Record set –
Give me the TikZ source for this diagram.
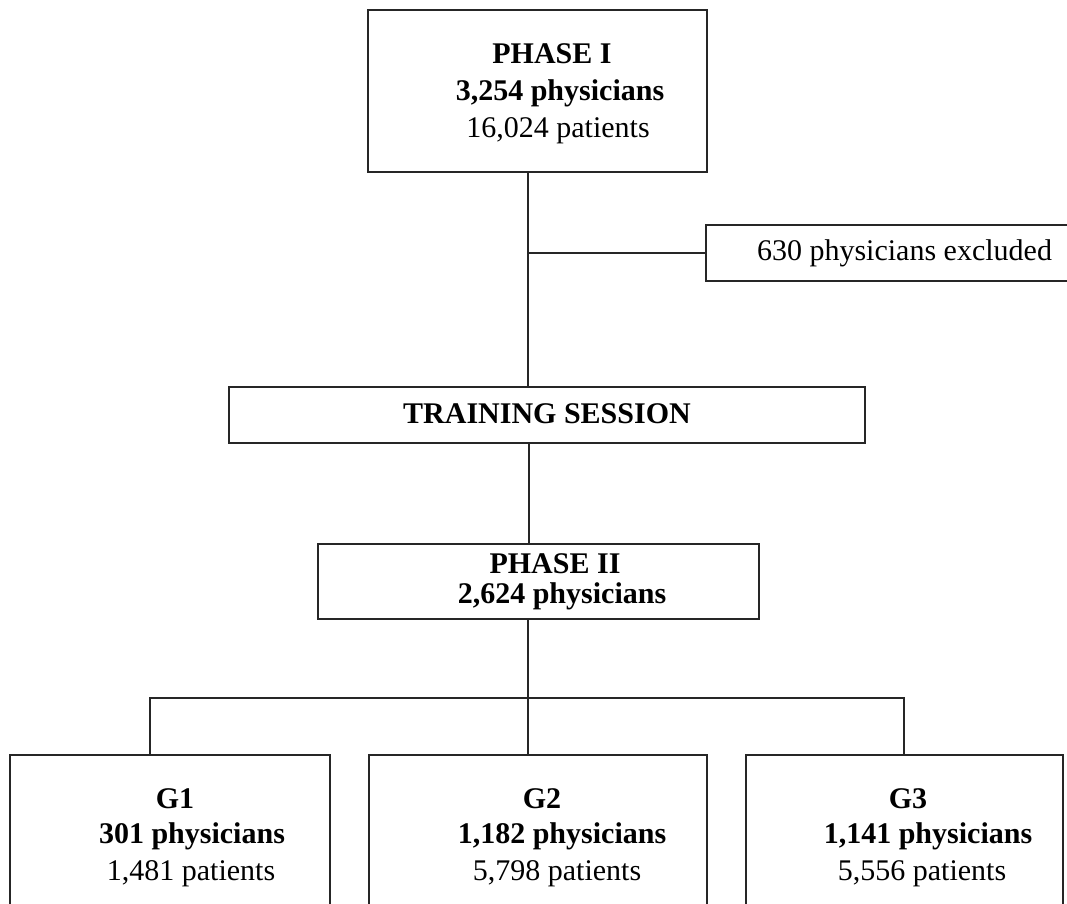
\documentclass[tikz,border=0pt]{standalone}
\usepackage{fontspec}
\setmainfont{Liberation Serif}
\begin{document}
\begin{tikzpicture}[x=1pt,y=-1pt,
  box/.style={draw=black!85,line width=1.6pt,fill=white,inner sep=0pt,anchor=center},
  lbl/.style={anchor=base,inner sep=0pt,font=\fontsize{30}{36}\selectfont},
  blbl/.style={lbl,font=\fontsize{30}{36}\selectfont\bfseries},
  conn/.style={draw=black!85,line width=1.6pt}]
\useasboundingbox (0,0) rectangle (1067,903);
\clip (0,0) rectangle (1067,903);
\fill[white] (0,0) rectangle (1067,903);
% spine coordinates
\coordinate (spine) at (528,0);
\coordinate (spineb) at (529,0);
\coordinate (busL) at (150,698);
\coordinate (busR) at (904,698);
% boxes
\node[box,minimum width=339pt,minimum height=162pt] (p1) at (537.5,91) {};
\node[box,minimum width=414pt,minimum height=56pt] (excl) at (913,253) {};
\node[box,minimum width=636pt,minimum height=56pt] (train) at (547,415) {};
\node[box,minimum width=441pt,minimum height=75pt] (p2) at (538.5,581.5) {};
\node[box,minimum width=320pt,minimum height=195pt] (g1) at (170,852.5) {};
\node[box,minimum width=338pt,minimum height=195pt] (g2) at (538,852.5) {};
\node[box,minimum width=317pt,minimum height=195pt] (g3) at (904.5,852.5) {};
% connectors
\draw[conn] (p1.south -| spine) -- (train.north -| spine);
\draw[conn] (excl.west -| spine) -- (excl.west);
\draw[conn] (train.south -| spineb) -- (p2.north -| spineb);
\draw[conn] (p2.south -| spine) -- (g2.north -| spine);
\draw[conn] (g1.north -| busL) -- (busL) -- (busR) -- (g3.north -| busR);
% texts
\node[blbl] (p1a) at (552,63) {PHASE I};
\node[blbl] (p1b) at (560,100) {3,254 physicians};
\node[lbl] (p1c) at (558,137) {16,024 patients};
\node[lbl] (exa) at (904.5,260) {630 physicians excluded};
\node[blbl] (tra) at (547,423) {TRAINING SESSION};
\node[blbl] (p2a) at (555,573) {PHASE II};
\node[blbl] (p2b) at (562,603) {2,624 physicians};
\node[blbl] (g1a) at (175,808) {G1};
\node[blbl] (g1b) at (192,843) {301 physicians};
\node[lbl] (g1c) at (191,880) {1,481 patients};
\node[blbl] (g2a) at (542,808) {G2};
\node[blbl] (g2b) at (562,843) {1,182 physicians};
\node[lbl] (g2c) at (557,880) {5,798 patients};
\node[blbl] (g3a) at (908,808) {G3};
\node[blbl] (g3b) at (928,843) {1,141 physicians};
\node[lbl] (g3c) at (922,880) {5,556 patients};
\end{tikzpicture}
\end{document}
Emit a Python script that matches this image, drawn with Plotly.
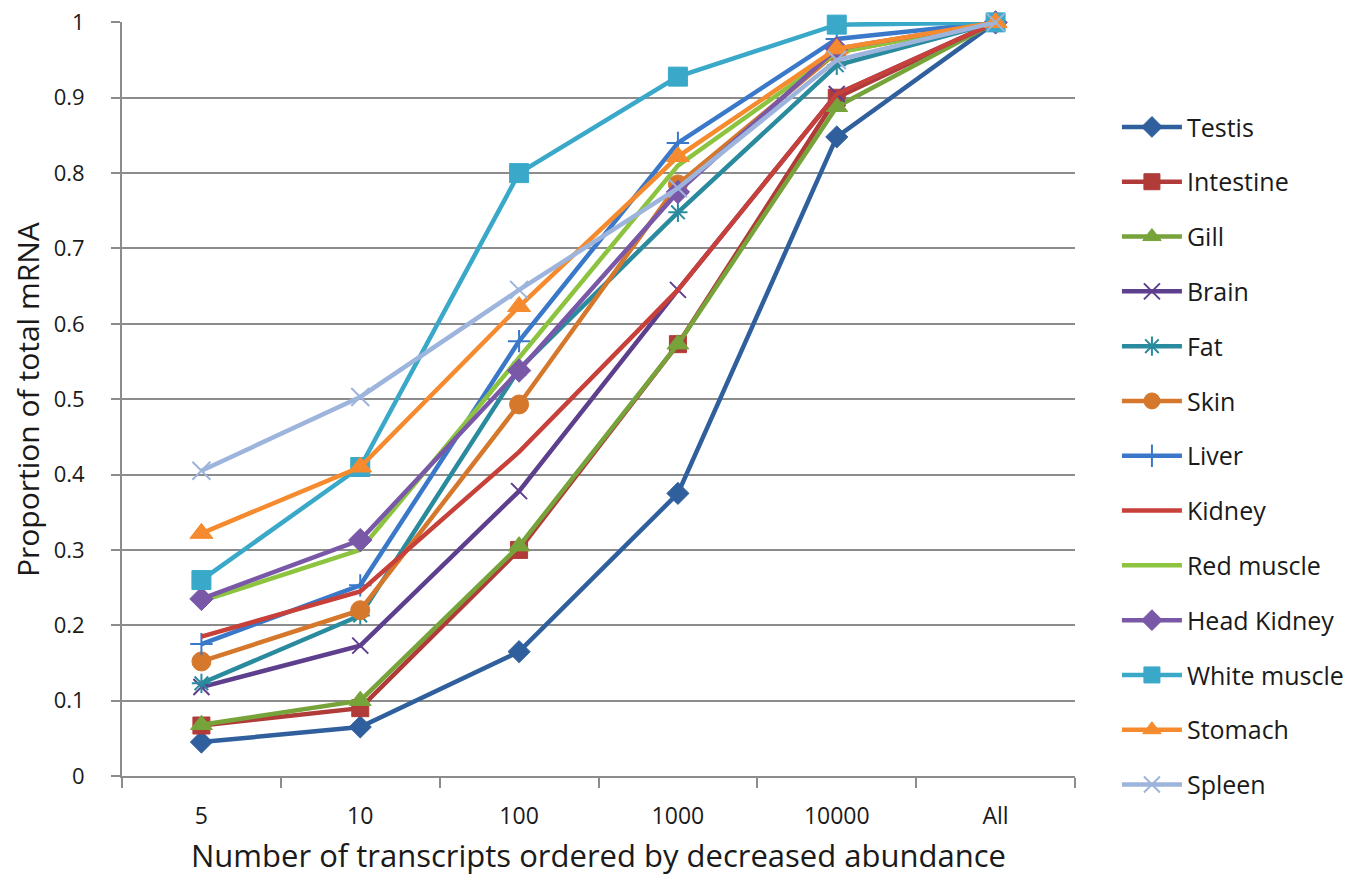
import plotly.graph_objects as go

categories = ["5", "10", "100", "1000", "10000", "All"]

testis       = [0.045, 0.065, 0.165, 0.375, 0.848, 1.0]
intestine    = [0.067, 0.090, 0.300, 0.573, 0.900, 1.0]
gill         = [0.068, 0.100, 0.305, 0.573, 0.888, 1.0]
brain        = [0.118, 0.173, 0.378, 0.645, 0.905, 1.0]
fat          = [0.123, 0.213, 0.540, 0.748, 0.943, 1.0]
skin         = [0.152, 0.220, 0.493, 0.785, 0.960, 1.0]
liver        = [0.175, 0.253, 0.577, 0.840, 0.978, 1.0]
kidney       = [0.185, 0.245, 0.430, 0.645, 0.905, 1.0]
red_muscle   = [0.232, 0.300, 0.555, 0.810, 0.960, 1.0]
head_kidney  = [0.235, 0.313, 0.538, 0.775, 0.965, 1.0]
white_muscle = [0.260, 0.410, 0.800, 0.928, 0.997, 1.0]
stomach      = [0.322, 0.410, 0.623, 0.822, 0.965, 1.0]
spleen       = [0.405, 0.503, 0.645, 0.780, 0.950, 1.0]

series = [
    ("Testis", testis, "#2F5F9C", "diamond", 17),
    ("Intestine", intestine, "#B03B38", "square", 17),
    ("Gill", gill, "#77A33B", "triangle-up", 19),
    ("Brain", brain, "#5E3F8E", "x-thin-open", 16),
    ("Fat", fat, "#2A8A9E", "asterisk-open", 16),
    ("Skin", skin, "#D5782C", "circle", 19),
    ("Liver", liver, "#3A78C9", "cross-thin-open", 16),
    ("Kidney", kidney, "#C8403A", None, 0),
    ("Red muscle", red_muscle, "#8CC43F", None, 0),
    ("Head Kidney", head_kidney, "#7A58A8", "diamond", 18),
    ("White muscle", white_muscle, "#3AA9C9", "square", 19),
    ("Stomach", stomach, "#F58B2E", "triangle-up", 20),
    ("Spleen", spleen, "#9DB4DC", "x-thin-open", 18),
]

fig = go.Figure()
for i, (name, vals, color, sym, size) in enumerate(series):
    if sym is None:
        mode = "lines"
        marker = dict()
    else:
        mode = "lines+markers"
        if "open" in sym:
            marker = dict(symbol=sym, size=size, color=color,
                          line=dict(color=color, width=2))
        else:
            marker = dict(symbol=sym, size=size, color=color,
                          line=dict(color=color, width=1))
    fig.add_trace(go.Scatter(
        x=categories, y=vals, name=name, mode=mode,
        line=dict(color=color, width=4.5), marker=marker,
        legendgroup=f"g{i}", cliponaxis=False,
    ))

fig.update_layout(
    width=1365, height=884,
    margin=dict(l=114, r=298, t=14, b=116),
    paper_bgcolor="white", plot_bgcolor="white",
    font=dict(family="Open Sans, Noto Sans, sans-serif", color="#1a1a1a", size=22),
    showlegend=True,
    legend=dict(
        x=1.044, xanchor="left", y=0.891, yanchor="top",
        font=dict(size=25, color="#1a1a1a"),
        traceorder="grouped", tracegroupgap=19.3, itemwidth=60,
        bgcolor="rgba(0,0,0,0)",
    ),
    xaxis=dict(
        type="category", categoryorder="array", categoryarray=categories,
        range=[-0.5, 5.5], autorange=False,
        showgrid=False, showline=True, linecolor="#8C8C8C", linewidth=2,
        ticks="outside", tickson="boundaries", ticklen=10, tickcolor="#8C8C8C",
        tickwidth=1.5, tickfont=dict(size=23), ticklabelstandoff=18, automargin=False,
    ),
    yaxis=dict(
        range=[0, 1.0005], tickvals=[0, 0.1, 0.2, 0.3, 0.4, 0.5, 0.6, 0.7, 0.8, 0.9, 1],
        ticktext=["0", "0.1", "0.2", "0.3", "0.4", "0.5", "0.6", "0.7", "0.8", "0.9", "1"],
        showgrid=True, gridcolor="#8C8C8C", gridwidth=2,
        showline=True, linecolor="#8C8C8C", linewidth=2,
        ticks="outside", ticklen=9, tickcolor="#8C8C8C", tickwidth=1.5,
        zeroline=False, tickfont=dict(size=22), ticklabelstandoff=22,
        ticklabeloverflow="allow", automargin=False,
    ),
    annotations=[
        dict(text="Number of transcripts ordered by decreased abundance",
             xref="paper", yref="paper", x=0.5, y=-0.105, yanchor="middle",
             xanchor="center", showarrow=False, font=dict(size=31, color="#1a1a1a")),
        dict(text="Proportion of total mRNA", textangle=-90,
             xref="paper", yref="paper", x=-0.0997, y=0.5, xanchor="center",
             yanchor="middle", showarrow=False, font=dict(size=30, color="#1a1a1a")),
    ],
)

fig.write_html("out.html")
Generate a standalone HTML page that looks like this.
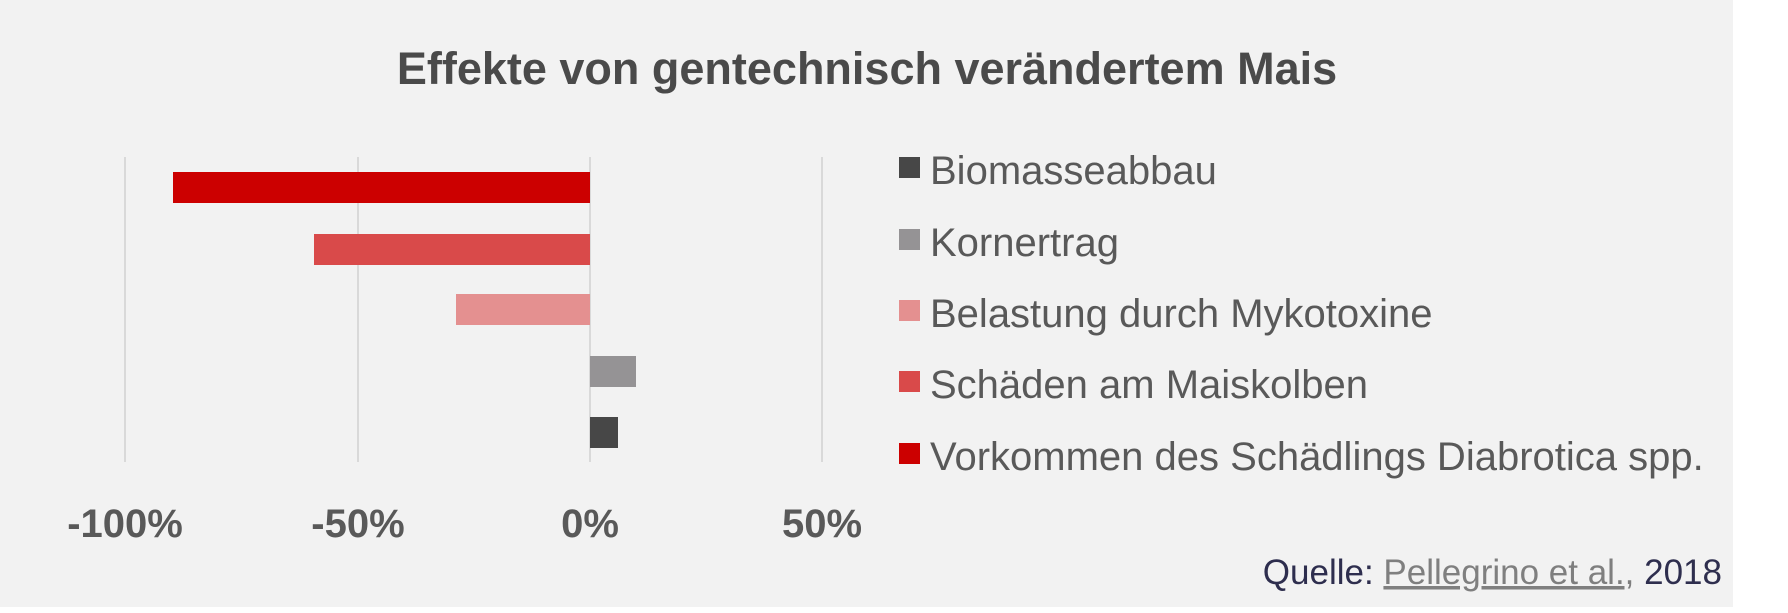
<!DOCTYPE html>
<html><head><meta charset="utf-8"><style>
body{margin:0;width:1788px;height:613px;background:#fff;overflow:hidden;font-family:"Liberation Sans",sans-serif}
#bg{position:absolute;left:0;top:0;width:1733px;height:607px;background:#f2f2f2}
</style></head><body>
<div id="bg"></div>
<svg width="1788" height="613" style="position:absolute;left:0;top:0">
<g stroke="#d9d9d9" stroke-width="2">
<line x1="125" y1="157" x2="125" y2="462"/><line x1="358" y1="157" x2="358" y2="462"/>
<line x1="590" y1="157" x2="590" y2="462"/><line x1="822" y1="157" x2="822" y2="462"/>
</g>
<rect x="173" y="172" width="417" height="31" fill="#cc0000"/>
<rect x="314" y="234" width="276" height="31" fill="#d94a4a"/>
<rect x="456" y="294" width="134" height="31" fill="#e49090"/>
<rect x="590" y="356" width="46" height="31" fill="#959395"/>
<rect x="590" y="417" width="28" height="31" fill="#474747"/>
<rect x="899" y="157" width="21" height="21" fill="#474747"/>
<rect x="899" y="229" width="21" height="21" fill="#959395"/>
<rect x="899" y="300" width="21" height="21" fill="#e49090"/>
<rect x="899" y="371" width="21" height="21" fill="#d94a4a"/>
<rect x="899" y="443" width="21" height="21" fill="#cc0000"/>
<g font-family="Liberation Sans" font-weight="bold" font-size="40" fill="#595959" text-anchor="middle">
<text x="125" y="537">-100%</text><text x="358" y="537">-50%</text><text x="590" y="537">0%</text><text x="822" y="537">50%</text>
</g>
<text x="867" y="84" text-anchor="middle" font-family="Liberation Sans" font-weight="bold" font-size="45" fill="#4a4a4a">Effekte von gentechnisch verändertem Mais</text>
<g font-family="Liberation Sans" font-size="40" fill="#595959">
<text x="930" y="184">Biomasseabbau</text>
<text x="930" y="256">Kornertrag</text>
<text x="930" y="327">Belastung durch Mykotoxine</text>
<text x="930" y="398">Schäden am Maiskolben</text>
<text x="930" y="470">Vorkommen des Schädlings Diabrotica spp.</text>
</g>
<text x="1722" y="584" text-anchor="end" font-family="Liberation Sans" font-size="35" fill="#2e2e4e">Quelle: <tspan fill="#7f7f7f" text-decoration="underline">Pellegrino et al.,</tspan> 2018</text>
</svg>
</body></html>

What the task asks – Look through the entries above and report the number of lines that contain "standalone". Write only the number.

Problem solution – 2